Data provided –
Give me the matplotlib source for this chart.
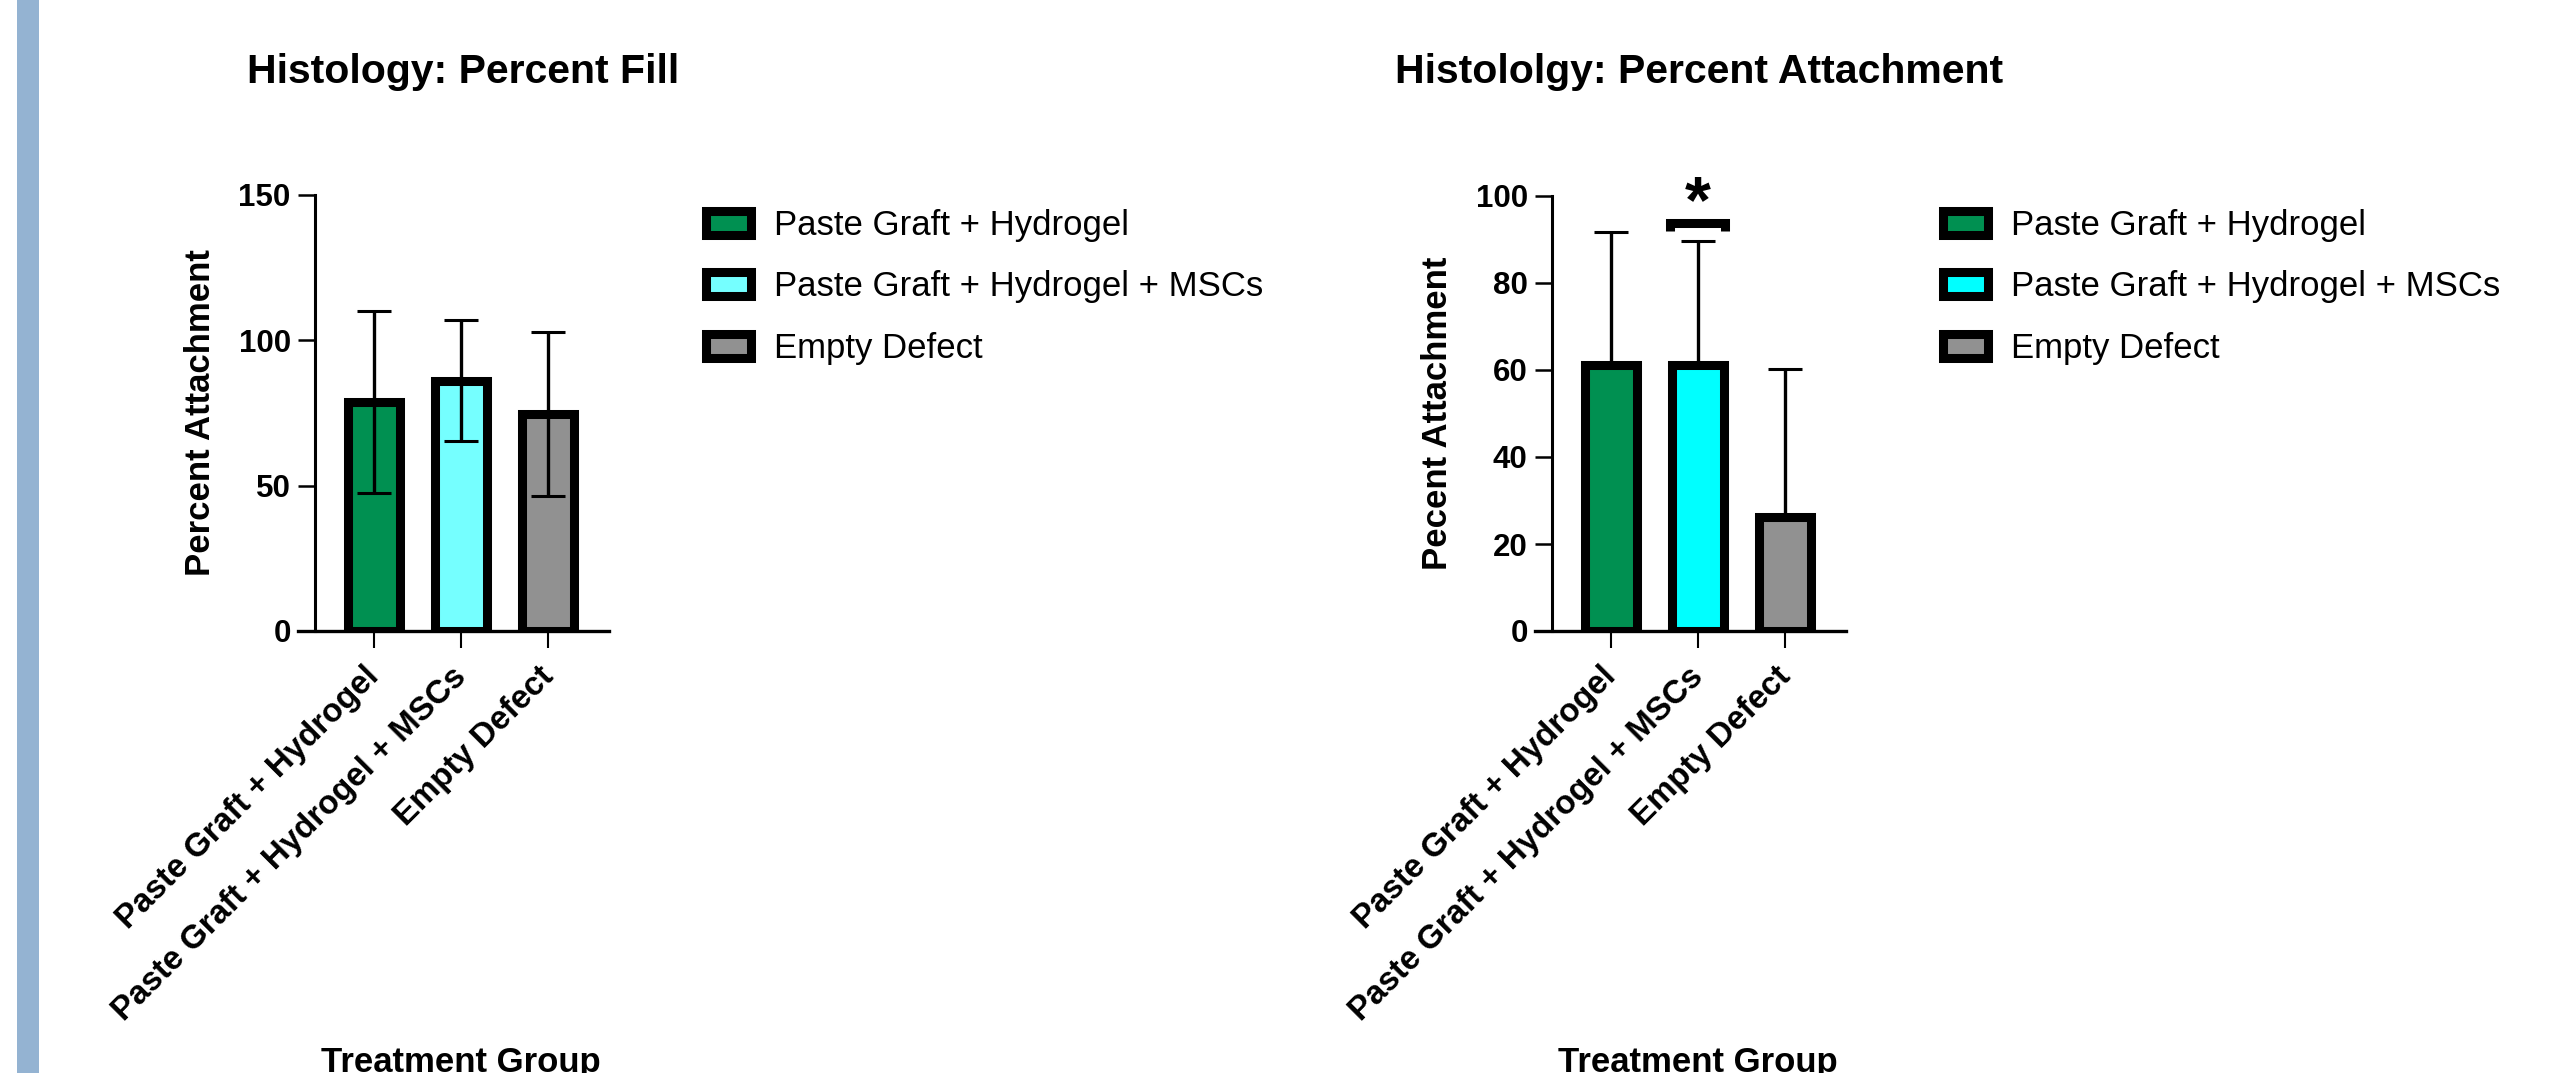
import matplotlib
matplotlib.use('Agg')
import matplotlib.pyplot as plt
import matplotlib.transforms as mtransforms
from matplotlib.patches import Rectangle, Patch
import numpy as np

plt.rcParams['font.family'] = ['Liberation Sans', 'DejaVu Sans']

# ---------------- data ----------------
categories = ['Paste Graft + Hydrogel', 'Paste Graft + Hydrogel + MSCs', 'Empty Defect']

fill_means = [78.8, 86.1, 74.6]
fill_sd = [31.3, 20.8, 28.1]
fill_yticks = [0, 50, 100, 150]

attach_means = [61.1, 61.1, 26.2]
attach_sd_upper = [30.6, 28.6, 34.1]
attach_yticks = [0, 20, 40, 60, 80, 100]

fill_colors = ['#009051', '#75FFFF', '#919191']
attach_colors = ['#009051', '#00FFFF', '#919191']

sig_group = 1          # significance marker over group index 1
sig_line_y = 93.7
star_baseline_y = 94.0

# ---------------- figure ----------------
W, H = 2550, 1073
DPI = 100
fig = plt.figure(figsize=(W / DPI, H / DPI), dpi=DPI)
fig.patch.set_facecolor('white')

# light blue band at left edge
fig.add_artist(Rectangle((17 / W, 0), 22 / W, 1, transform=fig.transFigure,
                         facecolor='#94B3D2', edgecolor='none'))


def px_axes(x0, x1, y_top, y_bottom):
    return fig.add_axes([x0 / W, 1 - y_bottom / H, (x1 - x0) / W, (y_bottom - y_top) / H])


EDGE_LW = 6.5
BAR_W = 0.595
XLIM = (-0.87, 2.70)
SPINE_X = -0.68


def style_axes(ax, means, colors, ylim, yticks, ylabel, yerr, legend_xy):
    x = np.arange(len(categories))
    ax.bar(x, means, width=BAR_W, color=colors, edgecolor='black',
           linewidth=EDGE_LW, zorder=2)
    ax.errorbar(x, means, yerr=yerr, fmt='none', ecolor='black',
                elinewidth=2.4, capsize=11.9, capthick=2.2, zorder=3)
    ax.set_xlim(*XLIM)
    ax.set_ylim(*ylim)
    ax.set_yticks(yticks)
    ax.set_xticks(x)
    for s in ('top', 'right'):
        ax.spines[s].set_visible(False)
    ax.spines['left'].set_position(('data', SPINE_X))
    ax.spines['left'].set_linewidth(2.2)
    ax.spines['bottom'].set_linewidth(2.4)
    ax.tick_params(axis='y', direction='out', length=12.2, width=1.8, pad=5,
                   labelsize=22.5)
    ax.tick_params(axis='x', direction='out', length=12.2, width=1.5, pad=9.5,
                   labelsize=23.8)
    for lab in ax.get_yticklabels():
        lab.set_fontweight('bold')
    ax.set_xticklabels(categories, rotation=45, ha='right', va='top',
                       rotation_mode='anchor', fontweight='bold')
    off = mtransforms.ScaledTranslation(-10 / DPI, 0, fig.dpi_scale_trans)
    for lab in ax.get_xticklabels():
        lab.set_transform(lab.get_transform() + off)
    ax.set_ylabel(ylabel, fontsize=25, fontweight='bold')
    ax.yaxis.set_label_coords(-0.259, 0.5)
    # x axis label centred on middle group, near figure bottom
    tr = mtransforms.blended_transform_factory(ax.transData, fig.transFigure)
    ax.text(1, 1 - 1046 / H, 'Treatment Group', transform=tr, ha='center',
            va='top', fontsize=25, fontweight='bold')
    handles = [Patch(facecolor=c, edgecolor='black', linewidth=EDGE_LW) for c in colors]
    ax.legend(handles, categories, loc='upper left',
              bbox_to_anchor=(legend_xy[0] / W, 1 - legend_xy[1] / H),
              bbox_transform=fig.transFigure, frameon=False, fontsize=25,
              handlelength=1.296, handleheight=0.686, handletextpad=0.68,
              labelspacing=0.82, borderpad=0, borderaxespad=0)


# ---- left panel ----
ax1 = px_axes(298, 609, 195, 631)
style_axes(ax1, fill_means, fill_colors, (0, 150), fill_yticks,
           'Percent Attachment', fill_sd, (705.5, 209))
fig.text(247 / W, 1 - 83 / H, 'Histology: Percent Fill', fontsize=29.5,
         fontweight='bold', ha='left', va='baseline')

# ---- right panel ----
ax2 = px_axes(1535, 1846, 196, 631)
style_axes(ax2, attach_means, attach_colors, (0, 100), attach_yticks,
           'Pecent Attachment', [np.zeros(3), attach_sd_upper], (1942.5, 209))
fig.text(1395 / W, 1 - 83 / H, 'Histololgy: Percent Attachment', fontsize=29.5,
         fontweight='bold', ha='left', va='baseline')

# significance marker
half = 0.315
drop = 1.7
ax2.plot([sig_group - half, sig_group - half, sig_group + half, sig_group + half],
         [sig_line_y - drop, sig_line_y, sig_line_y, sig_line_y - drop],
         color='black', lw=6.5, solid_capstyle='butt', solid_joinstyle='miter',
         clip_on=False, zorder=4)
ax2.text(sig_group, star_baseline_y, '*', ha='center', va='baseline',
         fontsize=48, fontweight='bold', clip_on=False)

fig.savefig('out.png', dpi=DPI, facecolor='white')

Exercise – Every line from the start of the listing above through the line with "facecolor='#94B3D2', edgecolor='none'))" should be repeated exactly; skip the pictures and add nothing else.

Reply to the task –
Give me the matplotlib source for this chart.
import matplotlib
matplotlib.use('Agg')
import matplotlib.pyplot as plt
import matplotlib.transforms as mtransforms
from matplotlib.patches import Rectangle, Patch
import numpy as np

plt.rcParams['font.family'] = ['Liberation Sans', 'DejaVu Sans']

# ---------------- data ----------------
categories = ['Paste Graft + Hydrogel', 'Paste Graft + Hydrogel + MSCs', 'Empty Defect']

fill_means = [78.8, 86.1, 74.6]
fill_sd = [31.3, 20.8, 28.1]
fill_yticks = [0, 50, 100, 150]

attach_means = [61.1, 61.1, 26.2]
attach_sd_upper = [30.6, 28.6, 34.1]
attach_yticks = [0, 20, 40, 60, 80, 100]

fill_colors = ['#009051', '#75FFFF', '#919191']
attach_colors = ['#009051', '#00FFFF', '#919191']

sig_group = 1          # significance marker over group index 1
sig_line_y = 93.7
star_baseline_y = 94.0

# ---------------- figure ----------------
W, H = 2550, 1073
DPI = 100
fig = plt.figure(figsize=(W / DPI, H / DPI), dpi=DPI)
fig.patch.set_facecolor('white')

# light blue band at left edge
fig.add_artist(Rectangle((17 / W, 0), 22 / W, 1, transform=fig.transFigure,
                         facecolor='#94B3D2', edgecolor='none'))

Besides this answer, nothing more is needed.